(Extracted records)

◆ ◆ ◆ ◆ ◆

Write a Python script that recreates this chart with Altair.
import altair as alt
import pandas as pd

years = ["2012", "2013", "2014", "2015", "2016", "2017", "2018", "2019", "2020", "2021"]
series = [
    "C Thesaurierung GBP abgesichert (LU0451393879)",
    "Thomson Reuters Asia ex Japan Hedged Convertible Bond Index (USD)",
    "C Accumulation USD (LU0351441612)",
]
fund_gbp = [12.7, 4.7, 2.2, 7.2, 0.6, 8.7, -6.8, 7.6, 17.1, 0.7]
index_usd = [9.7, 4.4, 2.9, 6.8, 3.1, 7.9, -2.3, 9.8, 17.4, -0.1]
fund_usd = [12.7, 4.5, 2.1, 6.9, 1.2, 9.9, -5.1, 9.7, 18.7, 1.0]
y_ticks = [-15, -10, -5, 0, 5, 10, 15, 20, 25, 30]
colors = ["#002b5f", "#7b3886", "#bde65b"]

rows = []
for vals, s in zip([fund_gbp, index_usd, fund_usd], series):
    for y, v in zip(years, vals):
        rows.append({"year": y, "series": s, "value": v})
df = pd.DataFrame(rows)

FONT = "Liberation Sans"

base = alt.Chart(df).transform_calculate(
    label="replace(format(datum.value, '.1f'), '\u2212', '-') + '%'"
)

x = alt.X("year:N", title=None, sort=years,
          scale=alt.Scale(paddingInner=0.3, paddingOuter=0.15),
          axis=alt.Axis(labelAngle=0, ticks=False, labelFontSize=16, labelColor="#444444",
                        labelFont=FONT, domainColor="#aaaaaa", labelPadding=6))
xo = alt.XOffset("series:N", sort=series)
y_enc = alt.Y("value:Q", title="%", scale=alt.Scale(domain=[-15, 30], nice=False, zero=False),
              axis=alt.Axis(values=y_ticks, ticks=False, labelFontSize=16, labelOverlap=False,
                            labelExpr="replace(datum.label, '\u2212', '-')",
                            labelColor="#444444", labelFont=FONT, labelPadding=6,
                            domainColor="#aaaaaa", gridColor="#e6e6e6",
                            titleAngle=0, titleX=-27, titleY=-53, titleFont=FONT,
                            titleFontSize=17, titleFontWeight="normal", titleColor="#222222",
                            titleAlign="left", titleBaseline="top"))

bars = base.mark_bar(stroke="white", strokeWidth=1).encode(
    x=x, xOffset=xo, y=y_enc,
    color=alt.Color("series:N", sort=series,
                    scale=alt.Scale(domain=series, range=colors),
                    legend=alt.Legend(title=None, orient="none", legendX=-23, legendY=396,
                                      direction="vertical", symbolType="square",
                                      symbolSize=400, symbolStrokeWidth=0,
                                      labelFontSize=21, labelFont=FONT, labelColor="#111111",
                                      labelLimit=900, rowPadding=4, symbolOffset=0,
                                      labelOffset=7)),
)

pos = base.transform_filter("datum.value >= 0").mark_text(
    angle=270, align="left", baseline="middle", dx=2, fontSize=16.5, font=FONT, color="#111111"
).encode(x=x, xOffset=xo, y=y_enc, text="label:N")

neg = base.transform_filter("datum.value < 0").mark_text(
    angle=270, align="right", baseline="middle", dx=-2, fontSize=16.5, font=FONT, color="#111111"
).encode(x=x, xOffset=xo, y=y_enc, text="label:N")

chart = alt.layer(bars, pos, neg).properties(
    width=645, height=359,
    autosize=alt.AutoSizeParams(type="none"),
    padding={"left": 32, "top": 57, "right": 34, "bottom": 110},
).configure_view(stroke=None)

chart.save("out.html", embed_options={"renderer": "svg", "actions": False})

◆ ◆ ◆ ◆ ◆

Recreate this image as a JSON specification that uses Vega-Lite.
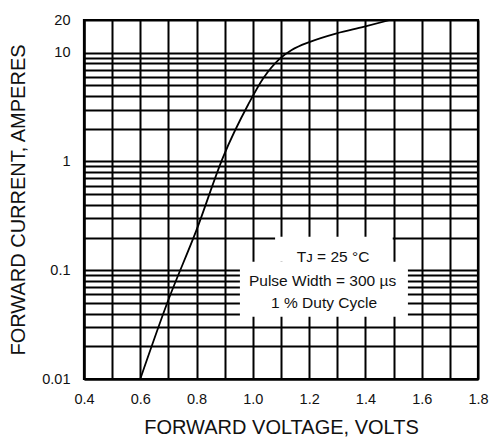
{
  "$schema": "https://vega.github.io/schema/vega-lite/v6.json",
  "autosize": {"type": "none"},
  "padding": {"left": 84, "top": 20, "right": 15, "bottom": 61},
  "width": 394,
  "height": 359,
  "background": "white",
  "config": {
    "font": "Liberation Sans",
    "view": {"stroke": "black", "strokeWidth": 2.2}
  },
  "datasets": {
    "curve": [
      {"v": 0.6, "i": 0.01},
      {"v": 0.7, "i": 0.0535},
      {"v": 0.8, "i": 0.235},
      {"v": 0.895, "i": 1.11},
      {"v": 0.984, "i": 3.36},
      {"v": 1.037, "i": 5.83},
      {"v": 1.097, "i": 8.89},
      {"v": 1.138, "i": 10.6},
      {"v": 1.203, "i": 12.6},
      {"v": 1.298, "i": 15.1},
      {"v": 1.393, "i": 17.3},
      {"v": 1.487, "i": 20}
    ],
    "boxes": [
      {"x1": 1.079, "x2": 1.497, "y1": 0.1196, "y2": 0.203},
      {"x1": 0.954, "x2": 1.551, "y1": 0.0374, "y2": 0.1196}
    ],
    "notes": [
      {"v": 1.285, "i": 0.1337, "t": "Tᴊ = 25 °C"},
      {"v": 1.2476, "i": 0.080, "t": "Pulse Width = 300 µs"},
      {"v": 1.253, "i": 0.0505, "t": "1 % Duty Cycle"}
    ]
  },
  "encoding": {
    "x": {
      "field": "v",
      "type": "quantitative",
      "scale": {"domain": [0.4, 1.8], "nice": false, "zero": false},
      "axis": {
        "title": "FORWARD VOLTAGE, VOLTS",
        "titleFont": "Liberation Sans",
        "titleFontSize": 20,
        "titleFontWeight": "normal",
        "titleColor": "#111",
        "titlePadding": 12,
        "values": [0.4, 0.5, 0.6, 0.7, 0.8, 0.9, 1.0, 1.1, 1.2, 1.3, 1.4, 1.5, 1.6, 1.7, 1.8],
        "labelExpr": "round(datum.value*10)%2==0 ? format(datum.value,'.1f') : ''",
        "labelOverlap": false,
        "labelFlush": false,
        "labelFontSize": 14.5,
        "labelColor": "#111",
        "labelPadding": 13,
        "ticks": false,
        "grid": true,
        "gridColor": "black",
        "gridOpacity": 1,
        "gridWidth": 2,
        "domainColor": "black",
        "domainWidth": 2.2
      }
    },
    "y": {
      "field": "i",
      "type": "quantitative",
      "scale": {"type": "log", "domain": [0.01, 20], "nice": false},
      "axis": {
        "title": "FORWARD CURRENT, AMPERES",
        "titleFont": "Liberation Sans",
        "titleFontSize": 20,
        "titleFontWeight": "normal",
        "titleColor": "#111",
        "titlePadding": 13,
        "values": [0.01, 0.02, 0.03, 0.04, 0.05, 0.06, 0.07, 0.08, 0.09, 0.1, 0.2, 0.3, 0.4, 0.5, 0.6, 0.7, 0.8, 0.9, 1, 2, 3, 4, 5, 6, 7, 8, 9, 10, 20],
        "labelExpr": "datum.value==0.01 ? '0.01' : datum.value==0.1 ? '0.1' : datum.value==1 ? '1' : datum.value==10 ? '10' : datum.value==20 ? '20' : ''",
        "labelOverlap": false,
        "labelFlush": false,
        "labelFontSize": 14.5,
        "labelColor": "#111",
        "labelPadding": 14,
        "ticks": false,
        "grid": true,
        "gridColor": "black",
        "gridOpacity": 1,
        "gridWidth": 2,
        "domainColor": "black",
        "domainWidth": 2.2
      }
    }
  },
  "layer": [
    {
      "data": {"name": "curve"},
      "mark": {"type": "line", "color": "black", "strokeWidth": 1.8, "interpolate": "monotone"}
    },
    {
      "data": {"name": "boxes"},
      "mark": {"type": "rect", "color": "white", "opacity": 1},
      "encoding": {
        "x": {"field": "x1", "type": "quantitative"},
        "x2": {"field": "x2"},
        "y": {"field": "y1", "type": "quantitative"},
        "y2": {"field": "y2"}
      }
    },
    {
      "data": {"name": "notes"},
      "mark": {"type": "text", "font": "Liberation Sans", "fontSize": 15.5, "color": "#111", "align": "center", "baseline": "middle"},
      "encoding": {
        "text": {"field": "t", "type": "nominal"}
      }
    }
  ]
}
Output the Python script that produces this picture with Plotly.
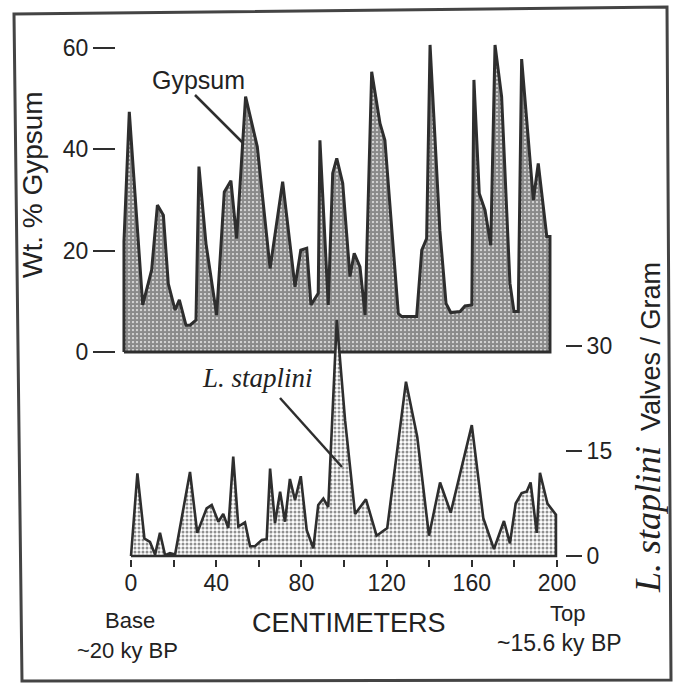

◆ ◆ ◆ ◆ ◆

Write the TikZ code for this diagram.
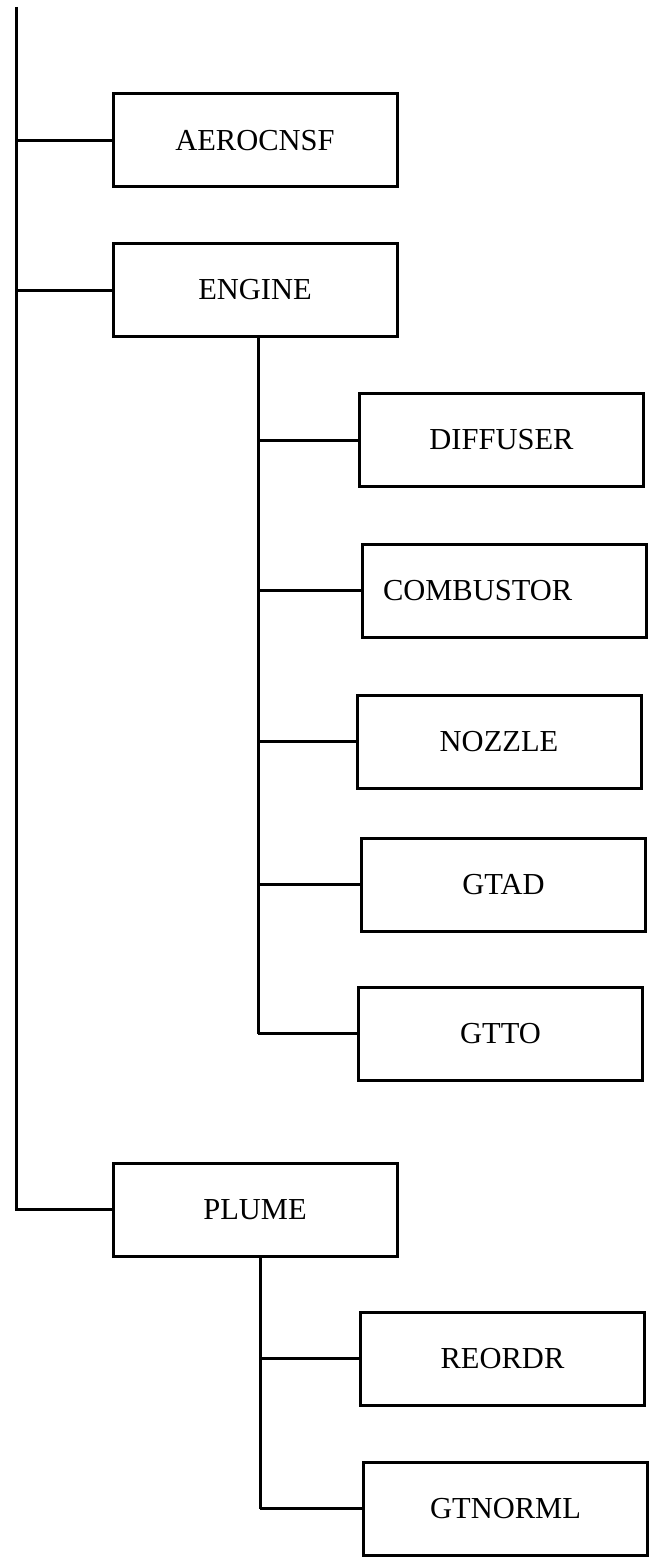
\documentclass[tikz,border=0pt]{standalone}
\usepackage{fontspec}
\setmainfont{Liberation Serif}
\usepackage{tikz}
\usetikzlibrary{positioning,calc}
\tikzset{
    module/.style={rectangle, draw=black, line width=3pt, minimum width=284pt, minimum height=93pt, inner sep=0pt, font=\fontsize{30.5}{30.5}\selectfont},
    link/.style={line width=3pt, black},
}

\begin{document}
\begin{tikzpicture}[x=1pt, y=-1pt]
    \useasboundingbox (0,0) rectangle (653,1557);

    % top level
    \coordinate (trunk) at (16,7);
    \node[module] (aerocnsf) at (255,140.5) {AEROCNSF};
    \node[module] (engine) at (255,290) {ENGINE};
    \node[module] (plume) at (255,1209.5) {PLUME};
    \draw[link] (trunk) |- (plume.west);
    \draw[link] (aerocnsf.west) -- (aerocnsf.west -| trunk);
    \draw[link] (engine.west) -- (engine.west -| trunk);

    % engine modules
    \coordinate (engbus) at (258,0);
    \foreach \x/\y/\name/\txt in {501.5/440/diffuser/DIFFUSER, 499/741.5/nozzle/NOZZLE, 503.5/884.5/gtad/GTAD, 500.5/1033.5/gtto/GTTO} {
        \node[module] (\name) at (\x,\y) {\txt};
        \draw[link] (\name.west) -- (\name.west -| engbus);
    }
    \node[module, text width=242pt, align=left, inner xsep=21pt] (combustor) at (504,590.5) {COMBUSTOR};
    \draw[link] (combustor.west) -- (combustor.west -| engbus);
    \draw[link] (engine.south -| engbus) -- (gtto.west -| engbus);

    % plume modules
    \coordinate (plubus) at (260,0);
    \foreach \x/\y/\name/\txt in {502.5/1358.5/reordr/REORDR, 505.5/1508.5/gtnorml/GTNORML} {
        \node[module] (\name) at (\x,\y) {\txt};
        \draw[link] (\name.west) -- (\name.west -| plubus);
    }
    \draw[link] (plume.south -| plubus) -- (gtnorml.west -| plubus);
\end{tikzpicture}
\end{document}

◆ ◆ ◆ ◆ ◆

◆ What to produce
Start with the line that holds "Write a Python" and finish with the line that holds "import pandas as pd". Transcribe each line in between exactly, and those two as well.

◆ Expected answer
Write a Python script that recreates this chart with Altair.
import altair as alt
import pandas as pd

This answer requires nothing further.